Admittedly, today has been one of those days where I seriously questioned my desire to be a parent (or a stay-at-home mom at the very least). JG tested the limits of my patience today. So much so, that I actually cried.
I really do love being a mom and I purposely ignore the stereotypical statements made by so many others who describe the toddler years as "terrible" and "catastrophic." I prefer thinking of these upcoming months as the "terrific-twos" and "thriving-threes." Unfortunataly today was not one of those "sunnier side of life" days.
I am really looking forward to watching my child's creativity grow. I want to see our refridgerator doors covered in art. I want the handprint turkey's at Thaksgiving, the half-eaten gingerbread houses at Christmas and the stick-family portraits proudly displayed amongst unrecognizable play-doh sculptures. However today's mayhem of artistic blunders has me convinced that JG just isn't ready to express his inner-Picasso.

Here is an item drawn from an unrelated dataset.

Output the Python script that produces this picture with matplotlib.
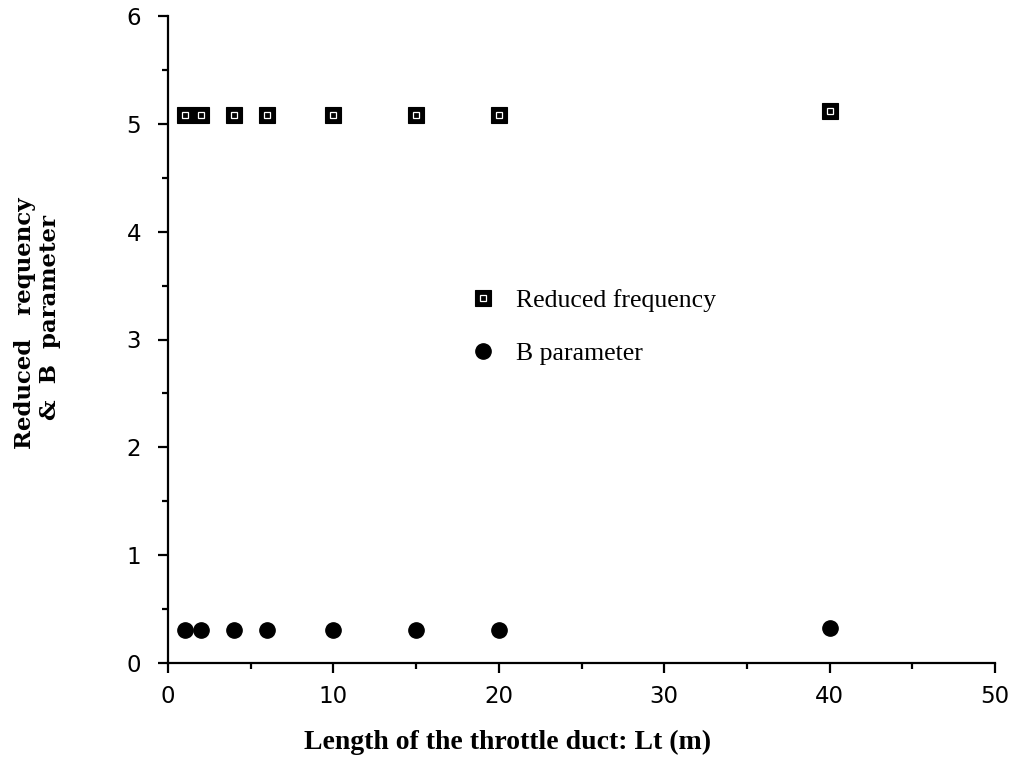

I tried colouring with JG this morning with his Crayola crayon Tadoodles but, he was more interested in throwing them on the floor then creating a colourful masterpiece. Later, I tried to entice JG to finger paint with the edible paints I made using vanilla pudding and food colouring. This again, did not encourage the open-ended creativity I was hoping for! Instead JG simply attempted to drink the paint from the paint pots and became irritable and whiny when I tried to persuade him to paint. While I was cleaning up from the unsuccessful finger paint disaster JG found the misplaced television remote and proceeded to climb a step stool so he could "wash" it in the soapy dish water. Although I did catch him before he immersed the entire remote in suds; the remote is not functioning very well and will probably need to be replaced. My final attempt at artistic fun with JG (before I burst into tears) was play-doh! This also failed miserably with JG being more interested in the play-doh containers then the actual contents!
I realize that today may just not have been the "right" day to encourage JG's creative side and that tomorrow could be an entirely different day. However, I think I will set aside the art supplies for a few days so that we can contine to hear the sounds of fun and laughter throughout the day instead of frustration and tears.